> **Required work**: Give the number of lines holding the string "matplotlib" and nothing more.

> **Dataset excerpt**:

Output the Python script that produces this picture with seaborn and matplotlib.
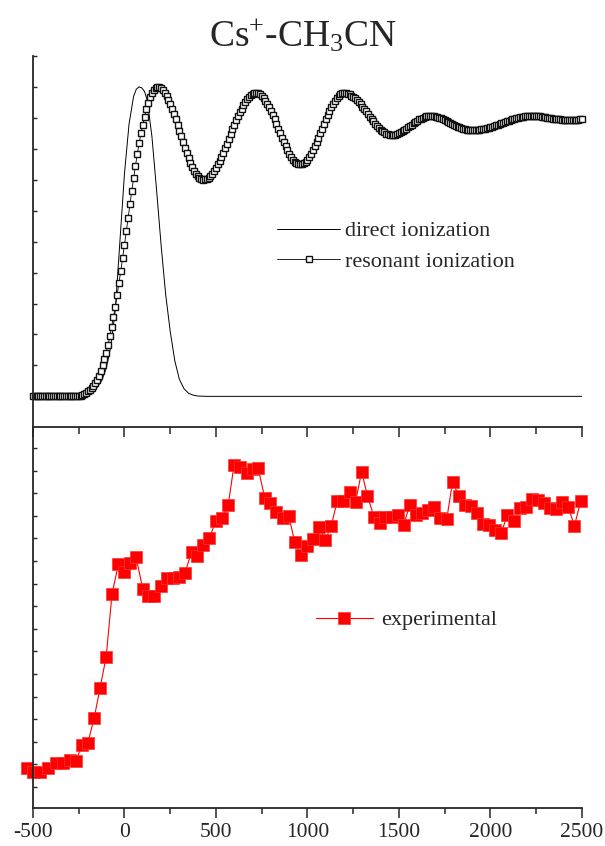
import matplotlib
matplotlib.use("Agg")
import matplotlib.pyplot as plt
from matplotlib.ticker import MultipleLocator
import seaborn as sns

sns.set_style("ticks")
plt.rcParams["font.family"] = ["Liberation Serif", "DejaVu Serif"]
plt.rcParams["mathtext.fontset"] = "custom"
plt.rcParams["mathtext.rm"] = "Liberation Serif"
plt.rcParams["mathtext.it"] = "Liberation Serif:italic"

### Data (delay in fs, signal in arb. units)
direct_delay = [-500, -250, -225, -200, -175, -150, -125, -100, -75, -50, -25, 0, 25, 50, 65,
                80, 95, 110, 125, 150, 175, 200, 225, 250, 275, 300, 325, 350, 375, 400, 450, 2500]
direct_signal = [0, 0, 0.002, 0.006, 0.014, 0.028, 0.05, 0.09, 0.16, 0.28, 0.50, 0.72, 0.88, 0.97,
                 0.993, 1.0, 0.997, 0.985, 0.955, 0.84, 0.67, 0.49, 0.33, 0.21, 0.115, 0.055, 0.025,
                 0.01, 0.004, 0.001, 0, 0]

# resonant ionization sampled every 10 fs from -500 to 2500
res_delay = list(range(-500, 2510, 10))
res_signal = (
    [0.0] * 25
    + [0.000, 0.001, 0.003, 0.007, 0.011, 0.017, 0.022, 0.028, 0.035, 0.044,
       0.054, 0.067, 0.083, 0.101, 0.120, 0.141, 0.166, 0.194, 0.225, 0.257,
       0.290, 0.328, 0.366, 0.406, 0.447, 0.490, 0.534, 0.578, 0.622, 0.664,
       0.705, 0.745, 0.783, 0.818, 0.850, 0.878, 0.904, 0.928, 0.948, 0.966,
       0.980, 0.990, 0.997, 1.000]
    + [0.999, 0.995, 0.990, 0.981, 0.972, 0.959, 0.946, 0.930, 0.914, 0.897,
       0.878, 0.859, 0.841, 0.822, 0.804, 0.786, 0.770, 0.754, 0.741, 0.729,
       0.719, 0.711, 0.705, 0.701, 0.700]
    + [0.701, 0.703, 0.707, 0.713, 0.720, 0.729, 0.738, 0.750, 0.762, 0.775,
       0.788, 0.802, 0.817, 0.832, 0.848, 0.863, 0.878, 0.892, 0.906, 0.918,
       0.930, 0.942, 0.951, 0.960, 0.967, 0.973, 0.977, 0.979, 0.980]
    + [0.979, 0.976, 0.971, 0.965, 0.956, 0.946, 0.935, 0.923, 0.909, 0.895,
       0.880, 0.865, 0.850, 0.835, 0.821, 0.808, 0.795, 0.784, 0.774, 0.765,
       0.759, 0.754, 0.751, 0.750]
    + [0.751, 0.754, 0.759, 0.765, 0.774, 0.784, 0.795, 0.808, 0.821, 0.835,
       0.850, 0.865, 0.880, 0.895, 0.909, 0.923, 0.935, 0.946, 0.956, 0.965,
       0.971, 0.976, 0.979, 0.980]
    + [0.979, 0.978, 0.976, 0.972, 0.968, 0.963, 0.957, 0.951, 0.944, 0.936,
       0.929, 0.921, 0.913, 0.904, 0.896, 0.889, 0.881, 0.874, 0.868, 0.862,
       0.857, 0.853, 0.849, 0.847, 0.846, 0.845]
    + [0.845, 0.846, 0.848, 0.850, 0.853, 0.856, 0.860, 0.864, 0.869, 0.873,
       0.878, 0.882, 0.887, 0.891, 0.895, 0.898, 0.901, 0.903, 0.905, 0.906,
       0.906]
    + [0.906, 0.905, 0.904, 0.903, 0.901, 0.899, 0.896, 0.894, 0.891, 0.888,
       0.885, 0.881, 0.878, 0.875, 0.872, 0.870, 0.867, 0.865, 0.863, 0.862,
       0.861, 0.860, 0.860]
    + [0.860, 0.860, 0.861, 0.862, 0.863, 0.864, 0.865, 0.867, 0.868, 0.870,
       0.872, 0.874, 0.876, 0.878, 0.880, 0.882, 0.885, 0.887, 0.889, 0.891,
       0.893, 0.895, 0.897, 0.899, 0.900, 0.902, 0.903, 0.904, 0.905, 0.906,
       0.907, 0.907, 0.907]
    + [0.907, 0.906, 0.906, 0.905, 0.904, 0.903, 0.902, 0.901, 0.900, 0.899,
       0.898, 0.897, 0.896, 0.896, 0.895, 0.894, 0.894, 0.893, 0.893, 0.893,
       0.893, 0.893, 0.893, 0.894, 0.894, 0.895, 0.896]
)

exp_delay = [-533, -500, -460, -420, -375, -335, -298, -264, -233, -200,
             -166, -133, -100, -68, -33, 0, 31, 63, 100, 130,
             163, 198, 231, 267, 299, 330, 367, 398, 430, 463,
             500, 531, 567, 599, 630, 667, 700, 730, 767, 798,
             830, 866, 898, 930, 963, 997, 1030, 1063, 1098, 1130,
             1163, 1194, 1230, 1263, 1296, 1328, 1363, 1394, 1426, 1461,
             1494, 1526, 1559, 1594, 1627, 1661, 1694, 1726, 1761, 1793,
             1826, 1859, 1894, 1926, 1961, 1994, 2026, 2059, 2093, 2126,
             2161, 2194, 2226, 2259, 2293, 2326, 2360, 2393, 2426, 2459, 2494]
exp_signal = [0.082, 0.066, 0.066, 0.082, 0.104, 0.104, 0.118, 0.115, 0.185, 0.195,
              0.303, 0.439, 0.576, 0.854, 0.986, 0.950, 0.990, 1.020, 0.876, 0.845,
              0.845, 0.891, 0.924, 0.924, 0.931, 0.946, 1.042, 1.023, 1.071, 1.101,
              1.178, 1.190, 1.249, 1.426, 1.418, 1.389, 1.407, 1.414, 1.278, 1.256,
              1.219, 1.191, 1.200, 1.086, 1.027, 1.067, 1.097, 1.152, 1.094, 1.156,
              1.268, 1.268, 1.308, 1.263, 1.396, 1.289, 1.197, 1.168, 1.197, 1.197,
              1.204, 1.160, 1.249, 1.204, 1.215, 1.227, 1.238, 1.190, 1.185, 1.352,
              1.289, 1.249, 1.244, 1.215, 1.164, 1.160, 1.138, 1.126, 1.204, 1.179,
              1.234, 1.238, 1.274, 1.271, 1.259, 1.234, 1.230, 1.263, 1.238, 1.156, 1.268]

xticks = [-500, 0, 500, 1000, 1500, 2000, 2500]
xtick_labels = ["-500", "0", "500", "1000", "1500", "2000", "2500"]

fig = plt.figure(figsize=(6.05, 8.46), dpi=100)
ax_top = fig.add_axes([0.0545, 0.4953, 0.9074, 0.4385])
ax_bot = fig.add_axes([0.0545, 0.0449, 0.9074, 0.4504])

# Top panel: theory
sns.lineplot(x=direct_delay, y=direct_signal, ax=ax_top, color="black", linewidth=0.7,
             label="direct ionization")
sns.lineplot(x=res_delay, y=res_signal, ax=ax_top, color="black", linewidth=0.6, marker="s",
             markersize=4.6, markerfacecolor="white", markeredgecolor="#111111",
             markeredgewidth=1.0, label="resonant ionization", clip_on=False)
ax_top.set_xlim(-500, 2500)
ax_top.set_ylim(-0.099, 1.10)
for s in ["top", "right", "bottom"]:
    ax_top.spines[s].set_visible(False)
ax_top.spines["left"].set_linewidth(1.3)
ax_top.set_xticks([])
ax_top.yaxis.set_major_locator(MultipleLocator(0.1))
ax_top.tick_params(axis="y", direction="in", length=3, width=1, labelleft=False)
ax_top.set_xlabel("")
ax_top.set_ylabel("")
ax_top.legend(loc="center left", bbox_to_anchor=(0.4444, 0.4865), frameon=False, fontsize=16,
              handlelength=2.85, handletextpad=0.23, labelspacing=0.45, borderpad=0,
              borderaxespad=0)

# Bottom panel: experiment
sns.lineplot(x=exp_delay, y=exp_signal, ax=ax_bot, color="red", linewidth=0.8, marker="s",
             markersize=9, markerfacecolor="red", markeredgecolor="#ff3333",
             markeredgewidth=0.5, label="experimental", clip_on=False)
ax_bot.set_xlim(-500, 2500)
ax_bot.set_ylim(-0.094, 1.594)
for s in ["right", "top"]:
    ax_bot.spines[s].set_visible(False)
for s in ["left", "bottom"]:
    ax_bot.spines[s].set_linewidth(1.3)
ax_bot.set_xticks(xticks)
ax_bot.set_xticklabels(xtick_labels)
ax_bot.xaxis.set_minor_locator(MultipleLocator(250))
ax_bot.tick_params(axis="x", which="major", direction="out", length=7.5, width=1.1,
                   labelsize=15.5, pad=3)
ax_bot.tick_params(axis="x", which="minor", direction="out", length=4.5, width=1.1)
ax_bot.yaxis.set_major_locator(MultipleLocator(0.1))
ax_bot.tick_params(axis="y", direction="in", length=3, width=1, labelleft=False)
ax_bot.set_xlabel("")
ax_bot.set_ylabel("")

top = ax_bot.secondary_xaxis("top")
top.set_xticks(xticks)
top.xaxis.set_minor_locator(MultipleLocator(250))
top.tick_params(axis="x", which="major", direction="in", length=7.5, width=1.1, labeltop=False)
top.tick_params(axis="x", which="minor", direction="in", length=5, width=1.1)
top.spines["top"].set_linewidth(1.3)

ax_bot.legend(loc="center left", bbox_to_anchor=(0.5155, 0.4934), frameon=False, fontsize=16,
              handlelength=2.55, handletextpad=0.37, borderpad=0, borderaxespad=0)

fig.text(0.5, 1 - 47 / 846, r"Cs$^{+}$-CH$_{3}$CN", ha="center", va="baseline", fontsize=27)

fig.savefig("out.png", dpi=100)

> **Reply to the task**: 5